Mythical Manicheism: Charters Are Good and Public Schools Are Evil – Wrong

Harold Kwalwasser, March 2, 2012

The Manicheans of ancient Mesopotamia divided the world between good and evil – with no in-between. They probably were not the first, and, as has been recently demonstrated in The New York Times, they certainly were not the last.

The Times ran an article in September, 2011 headlined “Troubled Schools Try Mimicking Charters.” It opened: “In the first experiment of its kind in the country, the Houston public schools are testing whether techniques proven successful in high-performing urban charters can also help raise achievement in regular public school.” That introduced a story about Houston Independent School District Superintendent Terry Greer, who was about to put in place a variety of new instructional strategies, like the frequent assessment of student learning, longer school days, intensive tutoring of those who were struggling, and a “no excuses” attitude about student success.

The story was wrong on several counts. First, lots of urban districts have already done what Greer is about to do. Over the past couple of years I have visited 40 high performing or transforming districts to see what they have done right in order to improve student achievement. One of them is in fact the Aldine district, which abuts Houston to the north. They have adopted many of the strategies The Times suggests have never seen a public school classroom until Grier recently saw the light.

But that is not the most important bit of misinformation contained in the story. These strategies were not invented in charter schools. On the contrary, I also visited the Brazosport district in Freeport and Lake Jackson, Texas, which is about 50 miles south of Houston. In the 1990s, long before most charters were created, Superintendent Gerald Anderson was doing frequent assessments of his students and intervening quickly with help when they were struggling. He made “no excuses” the watchword of his tenure, and it worked. He was so successful with a packet of innovations that looks much like Greer’s that the Education Research Service acknowledged that his was the first district in the country to eliminate the achievement gap between Hispanic, black, and white students and between those who were low income and middle class.

In fact, charters have not developed many of the instructional strategies attributed to them in The Times story. But charter proponents have promoted the narrative that charters are laboratories for innovation, and the rest of us have bought in. The truth is considerably more complicated. There is no question that charters have considerable freedom to innovate. Some of them have seized on the opportunity to develop distinctive learning strategies. KIPP, which began in Houston, is one of those. Its success demonstrates what charters can do, but many have not.

Merely being a charter does not guarantee innovation or success. And merely being a public school does not assure stagnation and failure. However, we are all tempted to be Manicheans who are too ready to adopt a black and white view of the world.
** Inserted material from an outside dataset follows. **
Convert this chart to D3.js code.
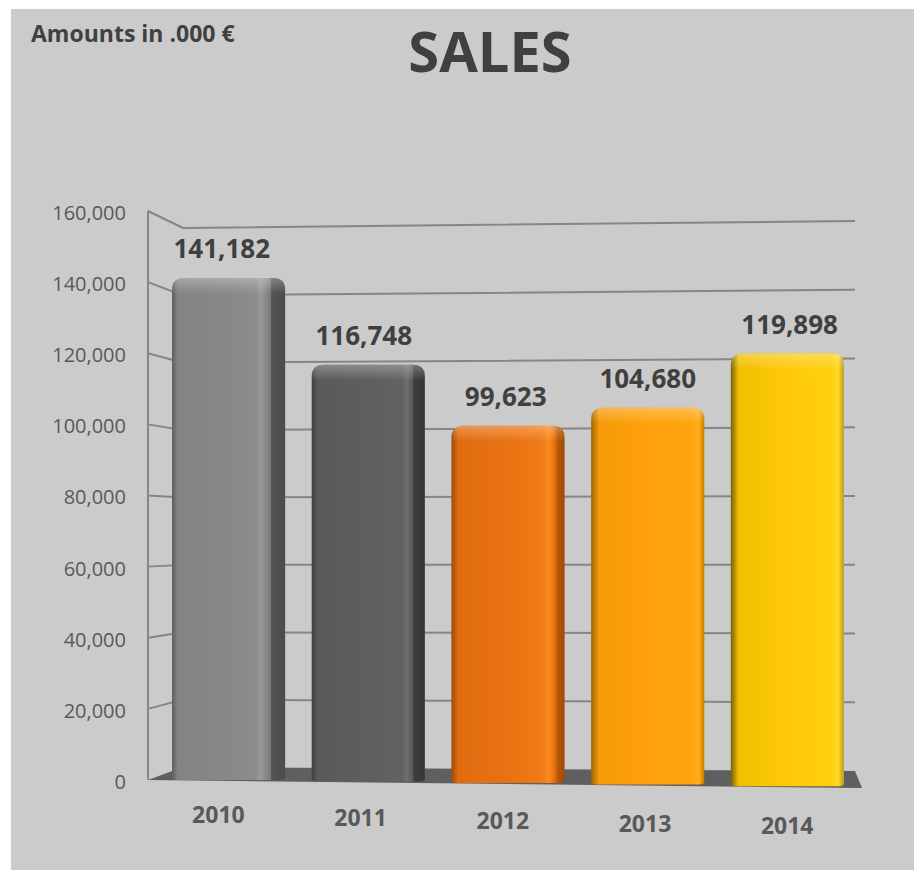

Of course, the problem is that being Manichean in a world that does not in fact readily divide itself between good and evil likely causes us real problems. Here is a perfect case of what can go wrong. We damn with faint praise the public schools for being inexcusably slow adopters of innovative education strategies. And we overdo our applause of charters crediting them with creating strategies they did not create and for taking them up considerably more quickly than their traditional public school rivals.

There are a couple of really teachable moments here that are worth acknowledging. The first is the obvious. Not all public schools are “evil” and not all charters are “good.” What makes either of them work is the use of good instructional strategies that we have now learned can improve learning significantly.

Which gets us to the second teachable moment. Not enough of either type of school has done what they have to do to ensure improved student achievement. When you reflect on the fact that Gerald Anderson achieved great success over a decade ago, the first question that should pop into anyone’s mind is: “Why has it taken so long to spread these sorts of innovations to other schools, of whatever stripe?”

The answer is in part the resistance of school administrators and teachers to the kind of complete overhaul Anderson undertook in Brazosport. What he did was essentially reinvent teaching and administrating and too many current educators just don’t have the fire and determination to do the same. That’s true for charter operators as well as traditional public schools, as is reflected in the fact that charters overall have student achievement numbers that are roughly the same as those of public schools.

What we need to do is to understand what Brazosport did in the 90s and what Greer is about to do in Houston. While no one should presume the wholesale importation of strategies from one district to another guarantees success, we can certainly demand other districts – and charters – study what they did, or are doing, and think through whether those ideas work for them.

We need to stop ourselves from falling into some Manichean mindset. The future is not in charters or public schools. It is in any school that has figured out a strategy for teaching every child.